Karena itu, rancangan Yurita yang mengedepankan busana ready-to-wear (siap pakai) sangat cocok ditampilkan dalam NYFW. ”Yang jadi masalah, ukuran model di Indonesia dan di AS kan beda. Jadi, Yurita harus membuat lagi baju-baju berbahan kain ikat NTT dengan ukuran yang disesuaikan dengan ukuran model AS,” jelasnya.
Yurita mengaku cukup kaget menerima kabar harus menyiapkan baju-baju baru dalam waktu singkat. Dia diminta menyiapkan koleksinya dalam dua minggu sebelum dikumpulkan ke pihak penyelenggara.
Dia harus membuat 12 baju berbahan kain ikat NTT dalam dua pekan. Yurita pun harus mengerahkan seluruh tenaga siang dan malam. Apalagi, 12 baju itu harus bisa mewakili 22 kabupaten/kota di NTT yang punya motif berbeda-beda. ”Alhamdulillah, saya banyak dibantu Julie Laiskodat, pemilik butik kain ikat NTT,” ungkapnya.
Dan, hari yang ditunggu pun tiba. Rancangan Yurita tampil pada hari ketiga NYFW. Dua belas baju koleksi spring-summer Yurita akhirnya bisa berjalan di runway Kota Big Apple. Respons para penonton -di antaranya para pengusaha fashion– pun sangat menggembirakan. ”Ini pengalaman pertama saya dan alhamdulillah tim penyelenggara bekerja dengan cepat serta efisien. Saya dan Yurita bangga bisa hadir di NYFW membawa kain otentik dari Indonesia,” ungkap Mey.
Tugas berikutnya, Mey harus bisa menjual kain ikat NTT ke dunia internasional. Hal itu pun tidak mudah. Banyak prasyarat yang harus dipenuhi dengan standar internasional.

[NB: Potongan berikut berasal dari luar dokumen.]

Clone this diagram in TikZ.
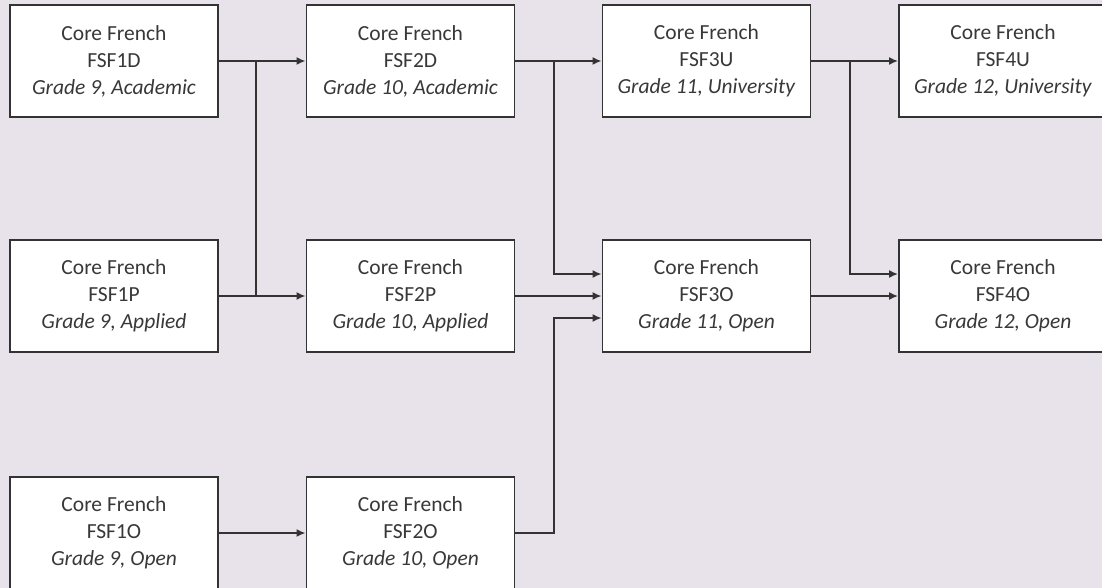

Lain Yurita, lain pula Arie Untung. Presenter yang mulai memproduseri film itu akan dibawa Mey ke AS dengan film karyanya. Tidak main-main, Arie bakal mengikuti Festival Film Asia di Atlanta, 7 Oktober nanti.
Itulah obsesi Mey yang terpendam sejak diboyong keluarganya untuk tinggal di Greenvile pada 2004. Dia ingin kedudukan Indonesia bisa sama dengan negara-negara asing lainnya di tempat tinggalnya kini. Setidaknya, sama dengan negara tetangga Thailand yang sudah dikenal luas oleh masyarakat AS.